What to do with Saddam's Palaces

The Telegraph reports that nine palaces inside a lakeside complex featuring moulded ceilings, a Saddam Hussein mural and a former prison cell are among the properties to be vacated by US troops at the end of this year.

The US military has been headquartered in the complex near Baghdad International Airport since it reached Baghdad in 2003.

By the time the dictator was toppled, he had built about 75 palaces and VIP complexes nationwide, including the Victory over Iran palace, commemorating the 1980-1988 war he started that ended in stalemate and half a million dead, and the Victory over America palace commemorating the 1991 Gulf War in which a US-led coalition drove Saddam's invading forces out of Kuwait.

Now the Iraqi government must figure out what to do with all the properties. It plans to turn a palace complex in the southern city of Basra into a museum, while a palace near the ruins of Babylon may become a hotel.

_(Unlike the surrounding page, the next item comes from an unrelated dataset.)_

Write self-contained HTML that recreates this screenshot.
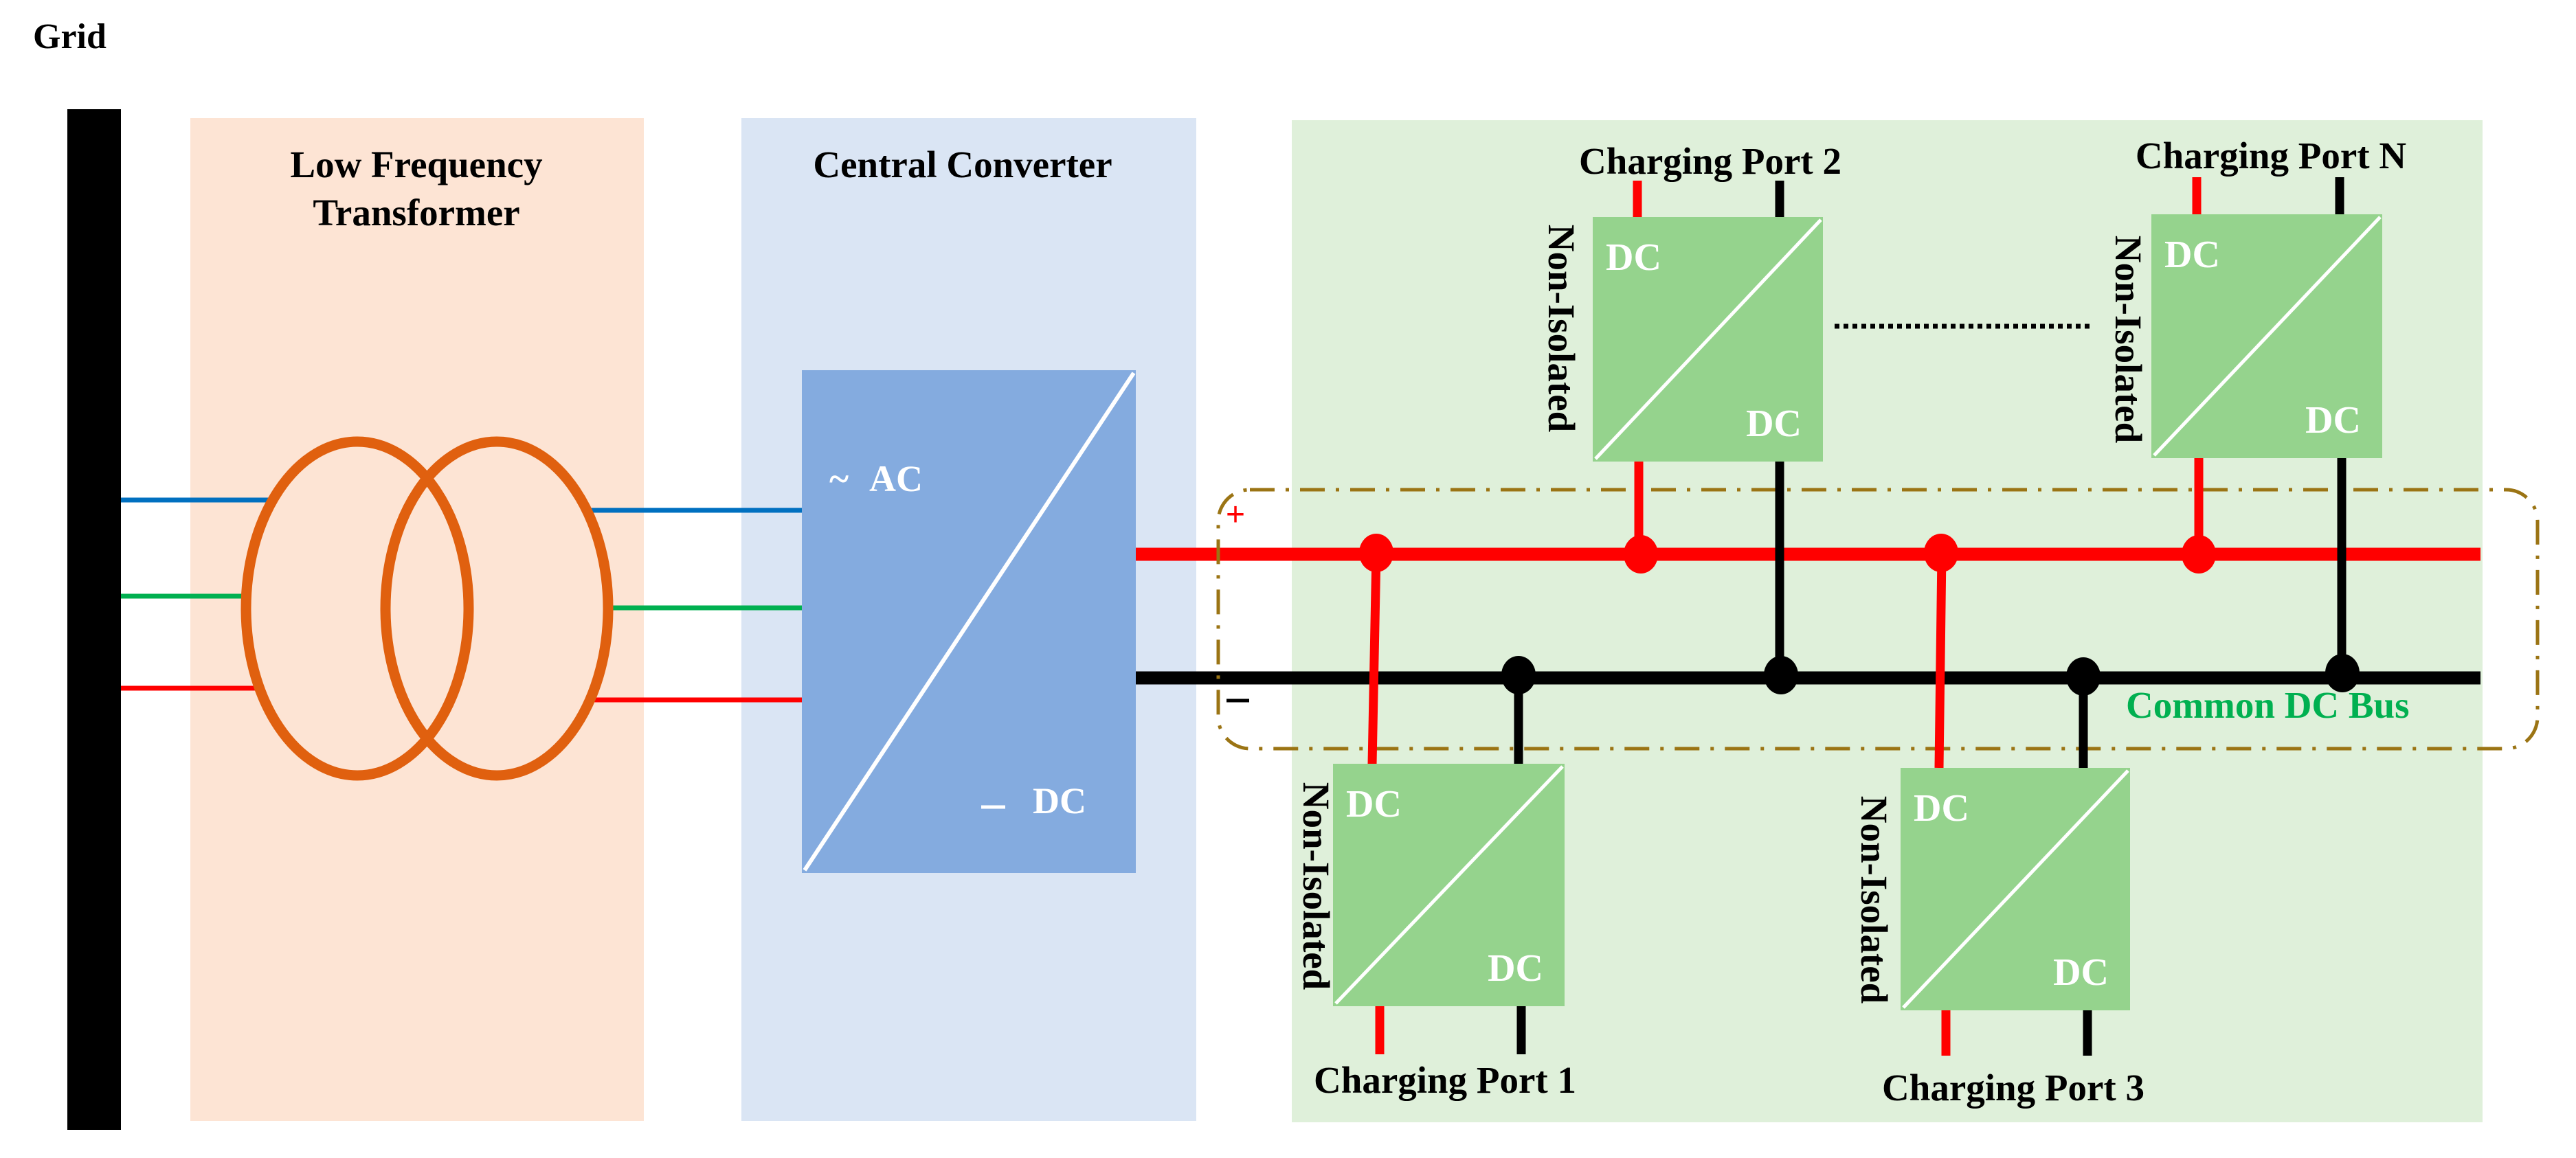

Iraq has formed a committe to decides on the fate of the palaces; its head, Bahaa Mayah, said the Victory complex would make a good presidential complex, being near the airport.

"When a foreign president or prime minister visits Iraq, we close all the streets, and lot of security measures are taken and so it really disturbs the traffic inside Baghdad," he said. "So the best place is near the airport where the president can receive his guests without any security burden."

A prime property at the Victory complex is Al Faw palace (pictured), whose construction became Saddam's personal architectural hobby. He commissioned its construction to commemorate the Iraqi forces' re-taking of the Al-Faw Peninsula during the Iran-Iraq conflict.